Um die Effektivität der Threat Detection weiter zu steigern, setzen Experten auf Frameworks wie MITRE ATT&CK for ICS. Dieses Framework kategorisiert und beschreibt die Taktiken und Techniken (T's) sowie spezifische Verfahren (T's) und gängige Software-Tools (S's), die Angreifer speziell gegen industrielle Kontrollsysteme (ICS) einsetzen. Im Gegensatz zu seinem Pendant für die klassische IT beleuchtet die ICS-Version, wie Angriffe die einzigartigen physikalischen Prozesse und spezifischen ICS-Komponenten (wie z. B. SPS/PLCs und RTUs) beeinflussen.

Durch das Mapping der erkannten Anomalien und Ereignisse auf dieses Modell können Sicherheitsteams besser verstehen, in welcher Phase des Angriffs (z. B. Initial Access, Execution oder Impact) sie sich befinden und welche nächsten Schritte wahrscheinlich sind. Dies verbessert nicht nur die Threat Detection und die Klarheit der Alarme, sondern auch die Reaktionsfähigkeit des Security Operations Centers (SOC) auf OT-Vorfälle, indem präzise Verteidigungsstrategien basierend auf der tatsächlichen Bedrohung umgesetzt werden können. Die Nutzung von ATT&CK for ICS hilft somit, eine proaktive Verteidigung aufzubauen, die über reaktive Alarmbearbeitung hinausgeht.

F. Schulung und interdisziplinäre Teams sind entscheidend


Technologie allein reicht nicht aus. Die Königsdisziplin der Threat Detection in der OT ist die interdisziplinäre Zusammenarbeit. OT-Ingenieure müssen lernen, verdächtige Netzwerkaktivitäten oder anomales Geräteverhalten aus Sicherheitssicht zu beurteilen. Gleichzeitig müssen IT-Sicherheitsspezialisten die physischen Prozesse und die kritischen Verfügbarkeitsanforderungen der OT verstehen.
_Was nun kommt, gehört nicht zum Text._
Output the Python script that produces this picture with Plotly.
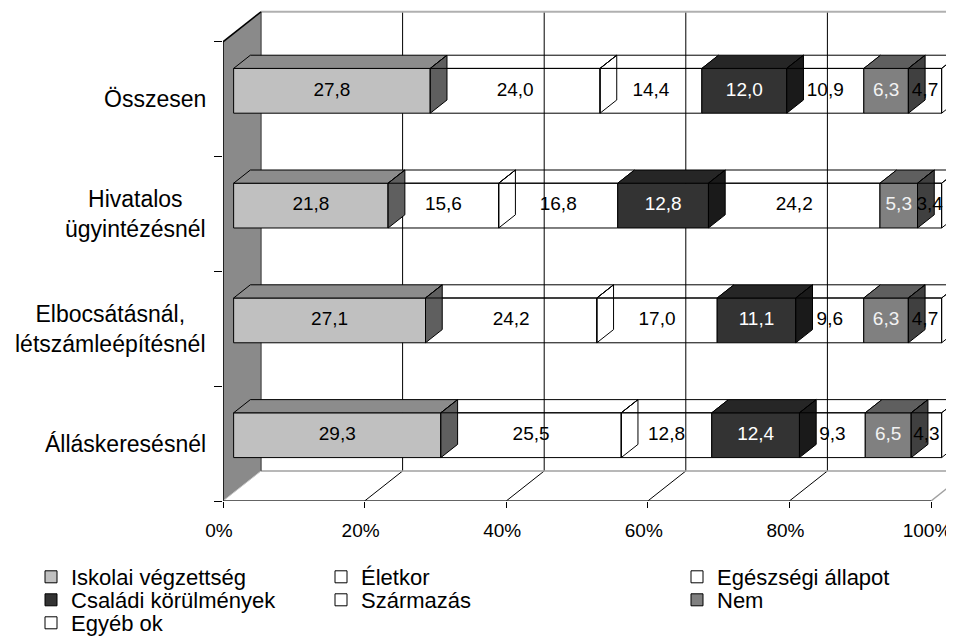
import plotly.graph_objects as go

# ---------------- data ----------------
categories = ["Álláskeresésnél",
              "Elbocsátásnál,<br>létszámleépítésnél",
              "Hivatalos<br>ügyintézésnél",
              "Összesen"]
series_names = ["Iskolai végzettség", "Életkor", "Egészségi állapot",
                "Családi körülmények", "Származás", "Nem", "Egyéb ok"]
iskolai = [29.3, 27.1, 21.8, 27.8]
eletkor = [25.5, 24.2, 15.6, 24.0]
egeszsegi = [12.8, 17.0, 16.8, 14.4]
csaladi = [12.4, 11.1, 12.8, 12.0]
szarmazas = [9.3, 9.6, 24.2, 10.9]
nem = [6.5, 6.3, 5.3, 6.3]
egyeb = [4.3, 4.7, 3.4, 4.7]
x_tick_vals = [0, 20, 40, 60, 80, 100]
x_tick_text = ["0%", "20%", "40%", "60%", "80%", "100%"]

series_values = [iskolai, eletkor, egeszsegi, csaladi, szarmazas, nem, egyeb]

# ---------------- styles ----------------
T = "rgba(255,255,255,0)"
front_col = ["#c0c0c0", T, T, "#333333", T, "#808080", T]
top_col = ["#8c8c8c", T, T, "#262626", T, "#5f5f5f", T]
side_col = ["#5f5f5f", T, T, "#1a1a1a", T, "#404040", T]
opaque = [True, False, False, True, False, True, False]
label_col = ["black", "black", "black", "white", "black", "#f2f2f2", "black"]
FONT = "Liberation Sans, Arial, sans-serif"

# legend placement (screen pixels): text start x, row centre y
legend_text_x = [71, 361, 717, 71, 361, 717, 71]
legend_row_y = [577, 577, 577, 600, 600, 600, 623]

OFF = 8                      # page body margin
W, H = 954 - OFF, 642 - OFF
L = 223 - OFF                # screen x of 0% on the front floor edge
plot_bottom = 501 - OFF      # screen y of the front floor edge
PX_PCT = 7.08                # pixels per percent
PX_CAT = 114.8               # pixels per category band
plot_w = W - L
plot_h = plot_bottom
B = H - plot_bottom
xmax = plot_w / PX_PCT
ymin = -0.5
ymax = ymin + plot_h / PX_CAT

DX = 38 / PX_PCT   # depth shift of the walls in x units
DY = 30 / PX_CAT   # depth shift of the walls in y units
D1, D2 = 0.28, 0.72  # bar front/back depth
HALF = 0.195         # half bar thickness

fig = go.Figure()

n_rows = len(categories)
totals = [sum(s[i] for s in series_values) for i in range(n_rows)]
starts = []
for i in range(n_rows):
    c = 0.0
    row = []
    for s in series_values:
        row.append(c)
        c += s[i] / totals[i] * 100
    starts.append(row)

legend_ids = ["legend"] + [f"legend{j}" for j in range(2, len(series_names) + 1)]

# front faces (bars)
for k, (name, vals) in enumerate(zip(series_names, series_values)):
    xs = [vals[i] / totals[i] * 100 for i in range(n_rows)]
    bases = [starts[i][k] + D1 * DX for i in range(n_rows)]
    ys = [i + D1 * DY for i in range(n_rows)]
    fig.add_trace(go.Bar(
        orientation="h", x=xs, base=bases, y=ys, width=2 * HALF,
        name=name, legend=legend_ids[k],
        marker=dict(color=front_col[k], line=dict(color="black", width=1)),
        hoverinfo="skip",
    ))

# top and side faces
for k, vals in enumerate(series_values):
    tx, ty, sx, sy = [], [], [], []
    for i in range(n_rows):
        a = starts[i][k]
        b = a + vals[i] / totals[i] * 100
        top = i + HALF
        bot = i - HALF
        tx += [a + D1 * DX, b + D1 * DX, b + D2 * DX, a + D2 * DX, a + D1 * DX, None]
        ty += [top + D1 * DY, top + D1 * DY, top + D2 * DY, top + D2 * DY, top + D1 * DY, None]
        if k == len(series_values) - 1 or not opaque[k + 1]:
            sx += [b + D1 * DX, b + D1 * DX, b + D2 * DX, b + D2 * DX, b + D1 * DX, None]
            sy += [bot + D1 * DY, top + D1 * DY, top + D2 * DY, bot + D2 * DY, bot + D1 * DY, None]
    fig.add_trace(go.Scatter(x=tx, y=ty, mode="lines", fill="toself",
                             fillcolor=top_col[k], line=dict(color="black", width=1),
                             showlegend=False, hoverinfo="skip"))
    if sx:
        fig.add_trace(go.Scatter(x=sx, y=sy, mode="lines", fill="toself",
                                 fillcolor=side_col[k], line=dict(color="black", width=1),
                                 showlegend=False, hoverinfo="skip"))

# data labels
for k, vals in enumerate(series_values):
    lx, ly, lt = [], [], []
    for i in range(n_rows):
        a = starts[i][k]
        w = vals[i] / totals[i] * 100
        lx.append(a + w / 2 + D1 * DX)
        ly.append(i + D1 * DY)
        lt.append(f"{vals[i]:.1f}".replace(".", ","))
    fig.add_trace(go.Scatter(x=lx, y=ly, mode="text", text=lt,
                             textfont=dict(family=FONT, size=19, color=label_col[k]),
                             showlegend=False, hoverinfo="skip", cliponaxis=False))

# walls, floor and gridlines
shapes = []
top_y = ymin + 4 + DY
for v in x_tick_vals[1:-1]:
    shapes.append(dict(type="line", xref="x", yref="y", x0=v + DX, x1=v + DX,
                       y0=ymin + DY, y1=top_y, line=dict(color="black", width=1), layer="below"))
    shapes.append(dict(type="line", xref="x", yref="y", x0=v, x1=v + DX,
                       y0=ymin, y1=ymin + DY, line=dict(color="black", width=1), layer="below"))
shapes.append(dict(type="line", xref="x", yref="y", x0=DX, x1=100 + DX, y0=top_y, y1=top_y,
                   line=dict(color="#b0b0b0", width=2), layer="below"))
shapes.append(dict(type="line", xref="x", yref="y", x0=DX, x1=100 + DX, y0=ymin + DY, y1=ymin + DY,
                   line=dict(color="#a0a0a0", width=1.5), layer="below"))
shapes.append(dict(type="line", xref="x", yref="y", x0=100, x1=100 + DX, y0=ymin, y1=ymin + DY,
                   line=dict(color="#a0a0a0", width=1.5), layer="below"))
shapes.append(dict(type="path", xref="x", yref="y",
                   path=f"M 0 {ymin} L {DX} {ymin + DY} L {DX} {top_y} L 0 {ymin + 4} Z",
                   fillcolor="#8a8a8a", line=dict(width=0), layer="below"))
shapes.append(dict(type="line", xref="x", yref="y", x0=DX, x1=DX, y0=ymin + DY, y1=top_y,
                   line=dict(color="#5a5a5a", width=1.5), layer="below"))
shapes.append(dict(type="line", xref="x", yref="y", x0=0, x1=DX, y0=ymin, y1=ymin + DY,
                   line=dict(color="#c8c8c8", width=1), layer="below"))
shapes.append(dict(type="line", xref="x", yref="y", x0=0, x1=0, y0=ymin, y1=ymin + 4,
                   line=dict(color="black", width=1.5), layer="below"))
shapes.append(dict(type="line", xref="x", yref="y", x0=0, x1=DX, y0=ymin + 4, y1=top_y,
                   line=dict(color="black", width=1.5), layer="below"))
shapes.append(dict(type="line", xref="x", yref="y", x0=0, x1=100, y0=ymin, y1=ymin,
                   line=dict(color="#303030", width=1.5), layer="below"))

# category labels
annotations = []
for i, c in enumerate(categories):
    annotations.append(dict(x=0, y=i, xref="x", yref="y", text=c, showarrow=False,
                            xanchor="right", yanchor="middle", align="center", xshift=-15,
                            font=dict(family=FONT, size=23, color="black")))

def px_to_paper_x(px):
    return (px - OFF - L) / plot_w

def px_to_paper_y(py):
    return (plot_h - (py - OFF)) / plot_h

legends = {}
for k, lid in enumerate(legend_ids):
    legends[lid] = dict(orientation="v", yanchor="middle", xanchor="left",
                        x=px_to_paper_x(legend_text_x[k] - 40),
                        y=px_to_paper_y(legend_row_y[k]),
                        font=dict(family=FONT, size=22, color="black"),
                        bgcolor="rgba(0,0,0,0)", borderwidth=0,
                        itemclick=False, itemdoubleclick=False)

fig.update_layout(
    width=W, height=H,
    margin=dict(l=L, r=0, t=0, b=B, autoexpand=False),
    paper_bgcolor="white", plot_bgcolor="white",
    barmode="overlay",
    showlegend=True,
    font=dict(family=FONT, color="black"),
    xaxis=dict(range=[0, xmax], tickvals=x_tick_vals, ticktext=x_tick_text,
               ticks="outside", ticklen=6, tickcolor="black", tickwidth=1,
               showgrid=False, zeroline=False, showline=False,
               tickfont=dict(family=FONT, size=19, color="black"), ticklabelstandoff=6,
               ticklabelshift=-4, ticklabeloverflow="allow", fixedrange=True),
    yaxis=dict(range=[ymin, ymax], tickvals=[-0.5, 0.5, 1.5, 2.5, 3.5],
               ticks="outside", ticklen=8, tickcolor="black", tickwidth=1,
               showticklabels=False, showgrid=False, zeroline=False, showline=False,
               fixedrange=True),
    shapes=shapes,
    annotations=annotations,
    **legends,
)

fig.write_html("out.html")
Regelmäßige Schulungen und die Etablierung von IT/OT-Incident-Response-Teams stellen sicher, dass bei einem erkannten Vorfall schnell und prozesssicher gehandelt wird, um die Anlagen zu schützen und die Einhaltung von Standards wie TISAX zu gewährleisten.

Die effektive Threat Detection in der Operational Technology ist kein einmaliges Projekt, sondern ein kontinuierlicher Prozess, der spezialisierte Tools, tiefes Prozessverständnis und eine enge Verzahnung von IT und OT erfordert. Die Bedrohungen entwickeln sich rasant weiter – von Ransomware-Gruppen, die Produktionslinien stilllegen, bis hin zu staatlich unterstützten Akteuren, die kritische SCADA-Systeme ins Visier nehmen.

Die Zukunft der OT-Sicherheit liegt in intelligenten, nicht-invasiven Überwachungslösungen, die Anomalien in Echtzeit erkennen, ohne die Prozesse zu stören. Organisationen im Gesundheitswesen, der Fertigung und den kritischen Infrastrukturen, insbesondere in Deutschland und Österreich, müssen jetzt handeln, um ihre Anlagen zu schützen. Nur mit proaktiver Threat Detection und einer strategischen Sicherheitsarchitektur kann die notwendige Widerstandsfähigkeit (Resilienz) erreicht werden.